==== Extracted records ====
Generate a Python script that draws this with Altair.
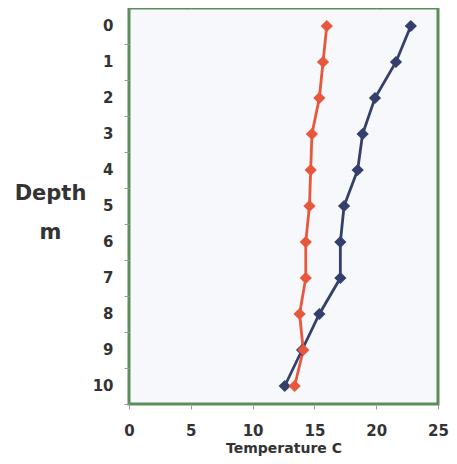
import altair as alt
import pandas as pd

depth = [0, 1, 2, 3, 4, 5, 6, 7, 8, 9, 10]
temp_blue = [22.8, 21.6, 19.9, 18.9, 18.5, 17.4, 17.1, 17.1, 15.4, 14.0, 12.6]
temp_orange = [16.0, 15.7, 15.4, 14.8, 14.7, 14.6, 14.3, 14.3, 13.8, 14.1, 13.4]
series_names = ["Site A", "Site B"]
series_colors = ["#34406b", "#e8573c"]

rows = []
for d, t in zip(depth, temp_blue):
    rows.append({"depth": d, "temp": t, "series": series_names[0]})
for d, t in zip(depth, temp_orange):
    rows.append({"depth": d, "temp": t, "series": series_names[1]})
df = pd.DataFrame(rows)

FONT = "DejaVu Sans"
TXT = "#333333"

xscale = alt.Scale(domain=[0, 25], nice=False, zero=False)
yscale = alt.Scale(domain=[-0.5, 10.5], reverse=True, nice=False, zero=False)
color = alt.Color("series:N", scale=alt.Scale(domain=series_names, range=series_colors), legend=None)

yaxis = alt.Axis(
    values=depth, domain=False, grid=False, tickSize=5, tickColor="#999999",
    tickOffset=18, labelOffset=-19, labelPadding=11,
    labelFont=FONT, labelFontSize=15, labelFontWeight="bold", labelColor=TXT,
    title=["Depth", "m"], titleAngle=0, titleX=-79, titleY=185, titleAlign="center",
    titleBaseline="middle", titleFont=FONT, titleFontSize=21, titleFontWeight="bold",
    titleColor=TXT, titleLineHeight=39,
)

base = alt.Chart(df).encode(
    y=alt.Y("depth:Q", scale=yscale, axis=yaxis),
    color=color,
    order=alt.Order("depth:Q"),
)

lines = base.mark_line(strokeWidth=2.8).encode(
    x=alt.X("temp:Q", scale=xscale, axis=alt.Axis(
        values=[0, 5, 10, 15, 20, 25], orient="bottom", domain=False, grid=False,
        tickSize=5, tickColor="#999999", labelPadding=14, labelFlush=False,
        labelFont=FONT, labelFontSize=15, labelFontWeight="bold", labelColor=TXT,
        title="Temperature C", titleFont=FONT, titleFontSize=14, titleFontWeight="bold",
        titleColor=TXT, titlePadding=3,
    )),
)

points = base.mark_point(shape="diamond", filled=True, size=150, opacity=1).encode(
    x=alt.X("temp:Q", scale=xscale, axis=alt.Axis(
        values=[0, 5, 10, 15, 20, 25], orient="top", domain=False, grid=False,
        labels=False, tickSize=4, tickColor="#999999", title=None,
    )),
)

chart = alt.layer(lines, points).resolve_axis(x="independent").properties(
    width=309, height=396,
    autosize=alt.AutoSizeParams(type="none"),
    padding={"left": 121, "top": 0, "right": 11, "bottom": 52},
    background="white",
).configure_view(
    fill="#f7f8fb", stroke="#5b8c5a", strokeWidth=3,
)

chart.save("out.html", embed_options={"renderer": "svg", "actions": False})
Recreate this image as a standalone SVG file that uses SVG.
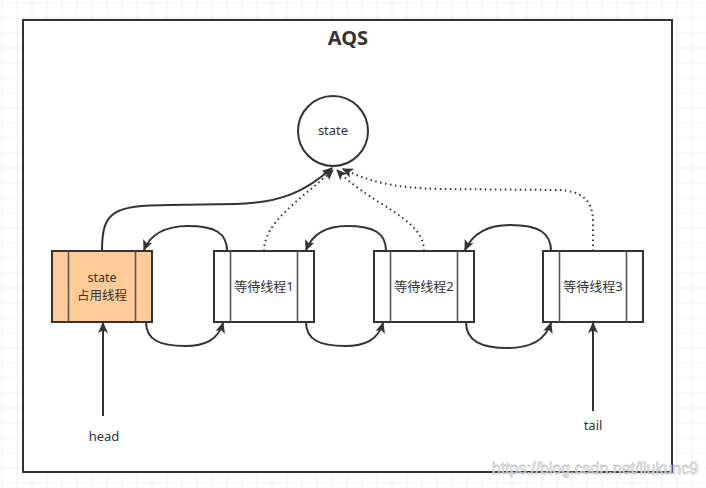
<svg xmlns="http://www.w3.org/2000/svg" width="706" height="488" viewBox="0 0 706 488">
<defs>
<pattern id="grid" x="1.5" y="2.5" width="15" height="15" patternUnits="userSpaceOnUse">
<path d="M0,0 H15 M0,0 V15" fill="none" stroke="#e4e4e4" stroke-width="1"/>
</pattern>
<marker id="arr" viewBox="0 0 10 10" refX="9" refY="5" markerWidth="11" markerHeight="11" markerUnits="userSpaceOnUse" orient="auto">
<path d="M0,0.5 L10,5 L0,9.5 L2.5,5 Z" fill="#333"/>
</marker>
<style>
.ln{fill:none;stroke:#333;stroke-width:2}
.dot{fill:none;stroke:#333;stroke-width:2;stroke-dasharray:1.5 3.5;stroke-linecap:butt}
.box{stroke:#333;stroke-width:2}
.bar{stroke:#555;stroke-width:1.6}
.t{font-family:"Noto Sans","Noto Sans CJK SC",sans-serif;font-size:13px;fill:#333;text-anchor:middle}
</style>
</defs>
<rect width="706" height="488" fill="#fff"/>
<rect width="706" height="488" fill="url(#grid)"/>
<g id="aqs">
<rect x="23" y="20" width="649" height="452" fill="#fff" stroke="#333" stroke-width="2"/>
<text x="348" y="45" style="font-family:'Noto Sans','Noto Sans CJK SC',sans-serif;font-size:20px;font-weight:bold;fill:#333;text-anchor:middle">AQS</text>
</g>
<g id="state">
<circle cx="333" cy="131" r="35" fill="#fff" class="box"/>
<text class="t" x="333" y="135">state</text>
</g>
<g id="head-node">
<rect x="52" y="251" width="100" height="71" fill="#ffcc99" class="box"/>
<line class="bar" x1="68.5" y1="251" x2="68.5" y2="322"/>
<line class="bar" x1="135.5" y1="251" x2="135.5" y2="322"/>
<text class="t" x="102" y="282" style="font-size:12.5px">state</text>
<text class="t" x="102" y="300" style="font-size:12.5px">占用线程</text>
</g>
<g id="node1">
<rect x="214" y="251" width="100" height="71" fill="#fff" class="box"/>
<line class="bar" x1="230.5" y1="251" x2="230.5" y2="322"/>
<line class="bar" x1="297.5" y1="251" x2="297.5" y2="322"/>
<text class="t" x="264" y="291">等待线程1</text>
</g>
<g id="node2">
<rect x="374" y="251" width="100" height="71" fill="#fff" class="box"/>
<line class="bar" x1="390.5" y1="251" x2="390.5" y2="322"/>
<line class="bar" x1="457.5" y1="251" x2="457.5" y2="322"/>
<text class="t" x="424" y="291">等待线程2</text>
</g>
<g id="node3">
<rect x="543" y="251" width="100" height="71" fill="#fff" class="box"/>
<line class="bar" x1="559.5" y1="251" x2="559.5" y2="322"/>
<line class="bar" x1="626.5" y1="251" x2="626.5" y2="322"/>
<text class="t" x="593" y="291">等待线程3</text>
</g>
<g id="head-label"><text class="t" x="104" y="441">head</text></g>
<g id="tail-label"><text class="t" x="593" y="430">tail</text></g>
<g id="connectors">
<path class="ln" marker-end="url(#arr)" d="M102,251 C102,212 112,205 170,205 L235,204 C280,203 305,192 332,168"/>
<path class="dot" marker-end="url(#arr)" d="M264,251 C264,222 300,200 333,170"/>
<path class="dot" marker-end="url(#arr)" d="M424,251 C424,218 372,206 337,170"/>
<path class="dot" marker-end="url(#arr)" d="M593,251 L593,222 C593,200 582,191 558,190 L440,189 C395,188 370,182 343,169"/>
<path class="ln" marker-end="url(#arr)" d="M227,251 C227,233 215,226 188,226 C165,226 150,235 144,250"/>
<path class="ln" marker-end="url(#arr)" d="M386,251 C386,233 374,226 347,226 C324,226 312,235 306,250"/>
<path class="ln" marker-end="url(#arr)" d="M551,251 C551,233 539,225 510,225 C486,225 472,235 465,250"/>
<path class="ln" marker-end="url(#arr)" d="M146,322 C146,340 160,346 185,346 C205,346 218,340 223,323"/>
<path class="ln" marker-end="url(#arr)" d="M306,322 C306,340 320,346 345,346 C365,346 378,340 383,323"/>
<path class="ln" marker-end="url(#arr)" d="M466,322 C466,341 481,348 508,348 C530,348 545,341 551,323"/>
<path class="ln" marker-end="url(#arr)" d="M103,416 L103,323"/>
<path class="ln" marker-end="url(#arr)" d="M593,411 L593,323"/>
</g>
<text x="595" y="474" style="font-family:'Liberation Sans',sans-serif;font-size:16px;fill:#fff;fill-opacity:0.6;stroke:#c8c8c8;stroke-width:0.8;text-anchor:middle">https://blog.csdn.net/liukunc9</text>
</svg>
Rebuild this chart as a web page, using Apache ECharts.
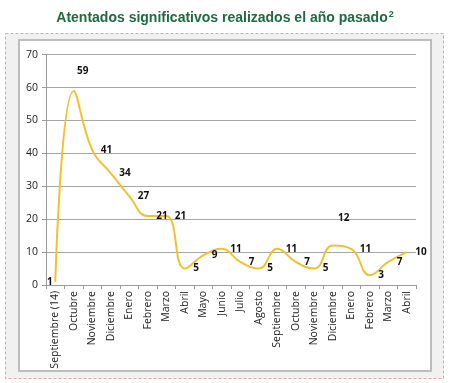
<!DOCTYPE html>
<html><head><meta charset="utf-8">
<script src="https://cdn.jsdelivr.net/npm/echarts@6/dist/echarts.min.js"></script>
<style>html,body{margin:0;padding:0;background:#fff}#c{width:450px;height:383px}</style>
</head><body><div id="c"></div>
<script>
const categories = ["Septiembre (14)","Octubre","Noviembre","Diciembre","Enero","Febrero","Marzo","Abril","Mayo","Junio","Julio","Agosto","Septiembre","Octubre","Noviembre","Diciembre","Enero","Febrero","Marzo","Abril"];
const values = [1,59,41,34,27,21,21,5,9,11,7,5,11,7,5,12,11,3,7,10];
const yTicks = [0,10,20,30,40,50,60,70];

const chart = echarts.init(document.getElementById('c'), null, {renderer:'canvas'});
const data = values.map((v,i)=>{
  const d = {value:v};
  if (i===0) d.label = {position:'left', distance:2};
  if (i===1) d.label = {position:'top', offset:[9,-6]};
  if (i===15) d.label = {position:'top', offset:[11,-14]};
  return d;
});
chart.setOption({
  animation:false,
  title:{
    text:'{t|Atentados significativos realizados el año pasado}{s|2}',
    left:'center', top:5,
    textStyle:{rich:{
      t:{fontFamily:'Liberation Sans, Arial',fontWeight:'bold',fontSize:14,color:'#1E6B41'},
      s:{fontFamily:'Liberation Sans, Arial',fontWeight:'bold',fontSize:9,color:'#1E6B41',verticalAlign:'top',padding:[0,0,8,1]}
    }}
  },
  graphic:[
    {type:'rect',shape:{x:5.5,y:33.5,width:438,height:345},style:{fill:'#F1F1F1',stroke:'#E3A3A3',lineWidth:1,lineDash:[3,2]},z:-10},
    {type:'rect',shape:{x:19,y:40,width:412,height:331},style:{fill:'#FFFFFF',stroke:'#BDBDBD',lineWidth:2},z:-9}
  ],
  grid:{left:46,right:34,top:54.7,bottom:98,containLabel:false},
  xAxis:{
    type:'category', data:categories, boundaryGap:true,
    axisLine:{lineStyle:{color:'#9A9A9A',width:1}},
    axisTick:{show:true,length:4,lineStyle:{color:'#9A9A9A'}},
    axisLabel:{rotate:90,interval:0,margin:6,fontFamily:'Open Sans, Liberation Sans',fontSize:10.5,color:'#222'}
  },
  yAxis:{
    type:'value', min:yTicks[0], max:yTicks[yTicks.length-1], interval:10,
    axisLine:{show:true,lineStyle:{color:'#9A9A9A'}},
    axisTick:{show:true,length:4,lineStyle:{color:'#9A9A9A'}},
    axisLabel:{margin:8,fontFamily:'Open Sans, Liberation Sans',fontSize:10.5,color:'#222'},
    splitLine:{lineStyle:{color:'#A6A6A6',width:1}}
  },
  series:[{
    type:'line', data:data, smooth:0.45, showSymbol:true, symbol:'circle', symbolSize:1,
    itemStyle:{color:'rgba(0,0,0,0)'},
    lineStyle:{color:'#F2C22E',width:2},
    label:{show:true,position:'right',distance:8,fontFamily:'Open Sans, Liberation Sans',fontWeight:'bold',fontSize:10,color:'#111'}
  }]
});
</script></body></html>
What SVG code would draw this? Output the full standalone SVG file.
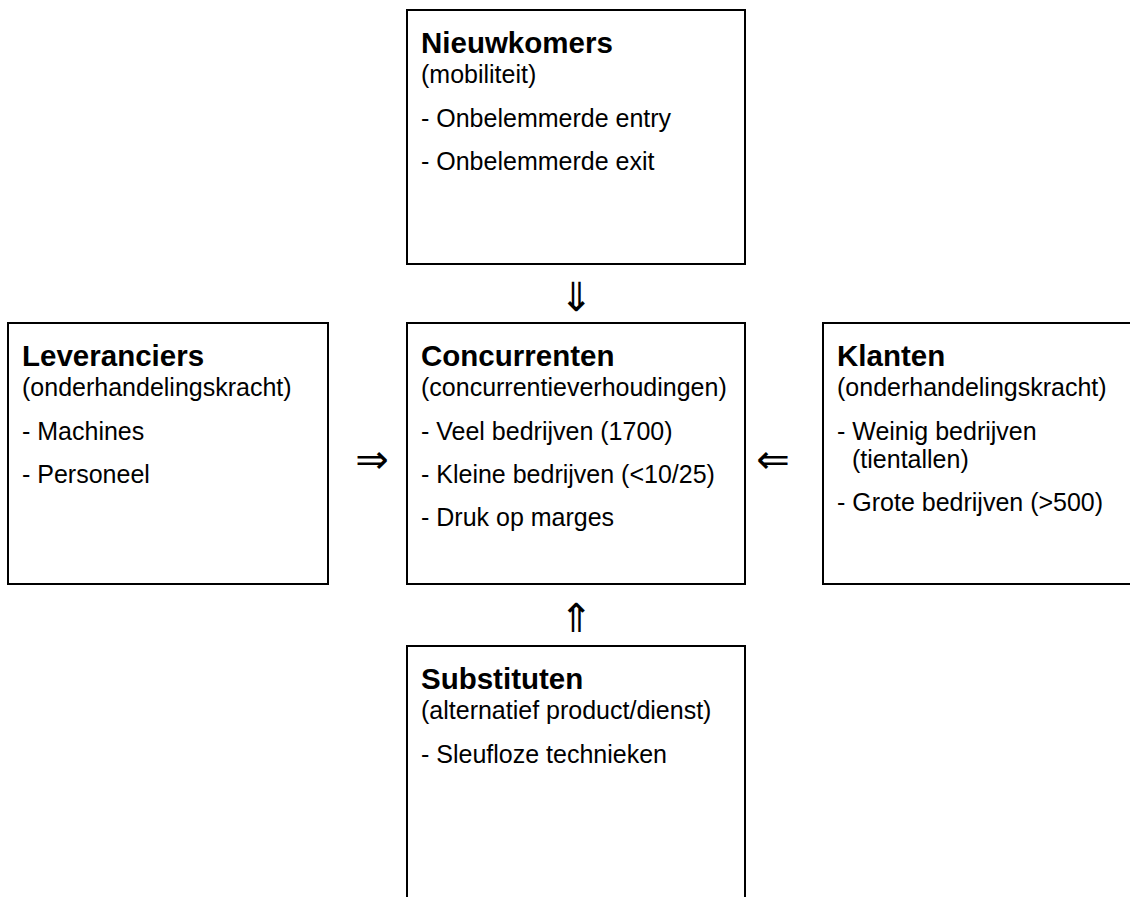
<svg xmlns="http://www.w3.org/2000/svg" width="1130" height="897" viewBox="0 0 1130 897">
<style>
.box{fill:#fff;stroke:#000;stroke-width:2}
.t{font-family:"Liberation Sans",Arial,sans-serif;font-size:29.5px;font-weight:bold;fill:#000}
.s{font-family:"Liberation Sans",Arial,sans-serif;font-size:25px;fill:#000}
.a{font-family:"DejaVu Sans",sans-serif;font-size:40px;fill:#000;text-anchor:middle}
</style>
<rect width="1130" height="897" fill="#fff"/>
<g id="nieuwkomers">
<rect class="box" x="407" y="10" width="338" height="254"/>
<text class="t" x="421" y="53">Nieuwkomers</text>
<text class="s" x="421" y="83">(mobiliteit)</text>
<text class="s" x="421" y="127">- Onbelemmerde entry</text>
<text class="s" x="421" y="170">- Onbelemmerde exit</text>
</g>
<g id="leveranciers">
<rect class="box" x="8" y="323" width="320" height="261"/>
<text class="t" x="22" y="366">Leveranciers</text>
<text class="s" x="22" y="396">(onderhandelingskracht)</text>
<text class="s" x="22" y="440">- Machines</text>
<text class="s" x="22" y="483">- Personeel</text>
</g>
<g id="concurrenten">
<rect class="box" x="407" y="323" width="338" height="261"/>
<text class="t" x="421" y="366">Concurrenten</text>
<text class="s" x="421" y="396">(concurrentieverhoudingen)</text>
<text class="s" x="421" y="440">- Veel bedrijven (1700)</text>
<text class="s" x="421" y="483">- Kleine bedrijven (&lt;10/25)</text>
<text class="s" x="421" y="526">- Druk op marges</text>
</g>
<g id="klanten">
<rect class="box" x="823" y="323" width="320" height="261"/>
<text class="t" x="837" y="366">Klanten</text>
<text class="s" x="837" y="396">(onderhandelingskracht)</text>
<text class="s" x="837" y="440">- Weinig bedrijven</text>
<text class="s" x="852" y="468">(tientallen)</text>
<text class="s" x="837" y="511">- Grote bedrijven (&gt;500)</text>
</g>
<g id="substituten">
<rect class="box" x="407" y="646" width="338" height="260"/>
<text class="t" x="421" y="689">Substituten</text>
<text class="s" x="421" y="719">(alternatief product/dienst)</text>
<text class="s" x="421" y="763">- Sleufloze technieken</text>
</g>
<g id="connectors">
<text class="a" x="576" y="311">⇓</text>
<text class="a" x="372" y="473">⇒</text>
<text class="a" x="773" y="473">⇐</text>
<text class="a" x="576" y="632">⇑</text>
</g>
</svg>
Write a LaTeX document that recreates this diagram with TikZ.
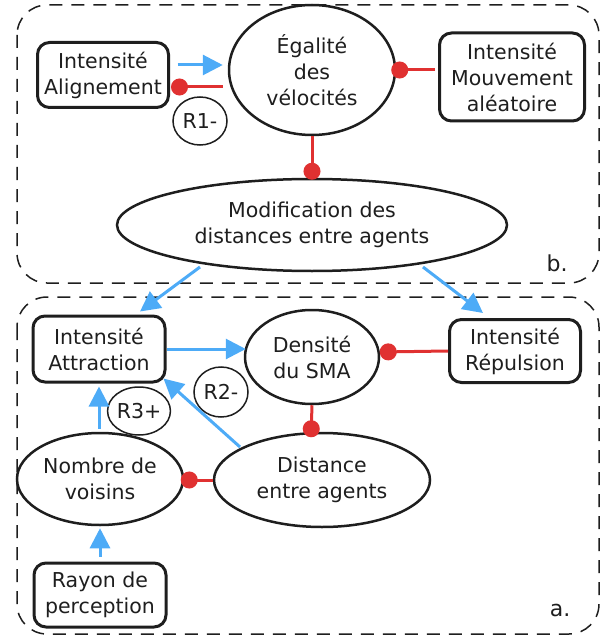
\documentclass[tikz,border=0pt]{standalone}
\usepackage{fontspec}
\setmainfont{DejaVu Sans}
\usetikzlibrary{shapes.geometric,arrows.meta,calc}
\definecolor{ink}{HTML}{1E1E1E}
\definecolor{cblue}{HTML}{4DABF7}
\definecolor{cred}{HTML}{E03131}
\begin{document}
\begin{tikzpicture}[x=1pt,y=-1pt,
 every node/.style={text=ink, font=\fontsize{20.5}{26}\selectfont, align=center, inner sep=0pt},
 rbox/.style={draw=ink, line width=3pt, rounded corners=12pt, rectangle},
 ell/.style={draw=ink, line width=2.5pt, ellipse},
 loopc/.style={draw=ink, line width=1.5pt, ellipse},
 barrow/.style={cblue, line width=3pt, -{Triangle[length=20pt,width=20pt]}},
 rdot/.style={cred, line width=3pt, -{Circle[length=17pt]}},
 frame/.style={draw=ink, line width=1.5pt, dash pattern=on 13pt off 9pt, rounded corners=30pt}]
\useasboundingbox (0,0) rectangle (608,639);

% frames
\draw[frame] (17,5) rectangle (599,283);
\draw[frame] (17,297) rectangle (599,634);
\node[font=\fontsize{22}{26}\selectfont] (lb) at (557,263) {b.};
\node[font=\fontsize{22}{26}\selectfont] (la) at (560,610) {a.};

% upper part
\node[rbox, minimum width=131pt, minimum height=65pt] (align) at (103,75) {Intensité\\Alignement};
\node[ell, minimum width=166pt, minimum height=130pt] (egal) at (312,70) {Égalité\\des\\vélocités};
\node[rbox, minimum width=145pt, minimum height=88pt] (mouv) at (512,77) {Intensité\\Mouvement\\aléatoire};
\node[loopc, minimum width=54pt, minimum height=48pt] (r1) at (200,121) {R1-};
\node[ell, minimum width=390pt, minimum height=92pt] (modif) at (312,225) {Modification des\\distances entre agents};

% lower part
\node[rbox, minimum width=132pt, minimum height=66pt] (attr) at (99,349) {Intensité\\Attraction};
\node[ell, minimum width=134pt, minimum height=94pt] (dens) at (312,357) {Densité\\du SMA};
\node[rbox, minimum width=131pt, minimum height=63pt] (rep) at (515,351) {Intensité\\Répulsion};
\node[loopc, minimum width=54pt, minimum height=50pt] (r2) at (221,392) {R2-};
\node[loopc, minimum width=54pt, minimum height=48pt] (r3) at (139,411) {R3+};
\node[ell, minimum width=166pt, minimum height=92pt] (nomb) at (100,479) {Nombre de\\voisins};
\node[ell, minimum width=216pt, minimum height=94pt] (dist) at (322,480) {Distance\\entre agents};
\node[rbox, minimum width=132pt, minimum height=64pt] (rayon) at (100,595) {Rayon de\\perception};

% connectors upper
\draw[barrow] ($(align.east)+(7.5,-10)$) -- ($(egal.west)+(-5,-5)$);
\draw[rdot] ($(egal.west)+(-5,17)$) -- ($(align.east)+(1,12)$);
\draw[rdot] ($(mouv.west)+(-3,-7)$) -- ($(egal.east)+(-5,0)$);
\draw[rdot] (egal.south) -- ($(modif.north)+(0,2)$);
\draw[barrow] ($(modif.center)+(-112,42)$) -- ($(attr.north)+(41,-3)$);
\draw[barrow] ($(modif.center)+(111,42)$) -- ($(rep.north)+(-32,-5)$);

% connectors lower
\draw[barrow] (attr.east) -- ($(dens.west)+(2,-8)$);
\draw[rdot] (rep.west) -- ($(dens.east)+(-0.5,-5)$);
\draw[rdot] (dens.south) -- ($(dist.north)+(-11,5.5)$);
\draw[rdot] (dist.west) -- ($(nomb.east)+(-3.5,1)$);
\draw[barrow] ($(nomb.north)+(-1,-3)$) -- ($(attr.south)+(0,3)$);
\draw[barrow] ($(dist.center)+(-82,-33)$) -- ($(attr.south east)+(-3,-5)$);
\draw[barrow] ($(rayon.north)+(0,-5)$) -- ($(nomb.south)+(0,2)$);
\end{tikzpicture}
\end{document}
====
- **Requirements**
Locate the word "with" in the records and collect each line it appears in.

- **Solution for this exercise**
Generate a Python script that draws this with Altair.
Write a LaTeX document that recreates this diagram with TikZ.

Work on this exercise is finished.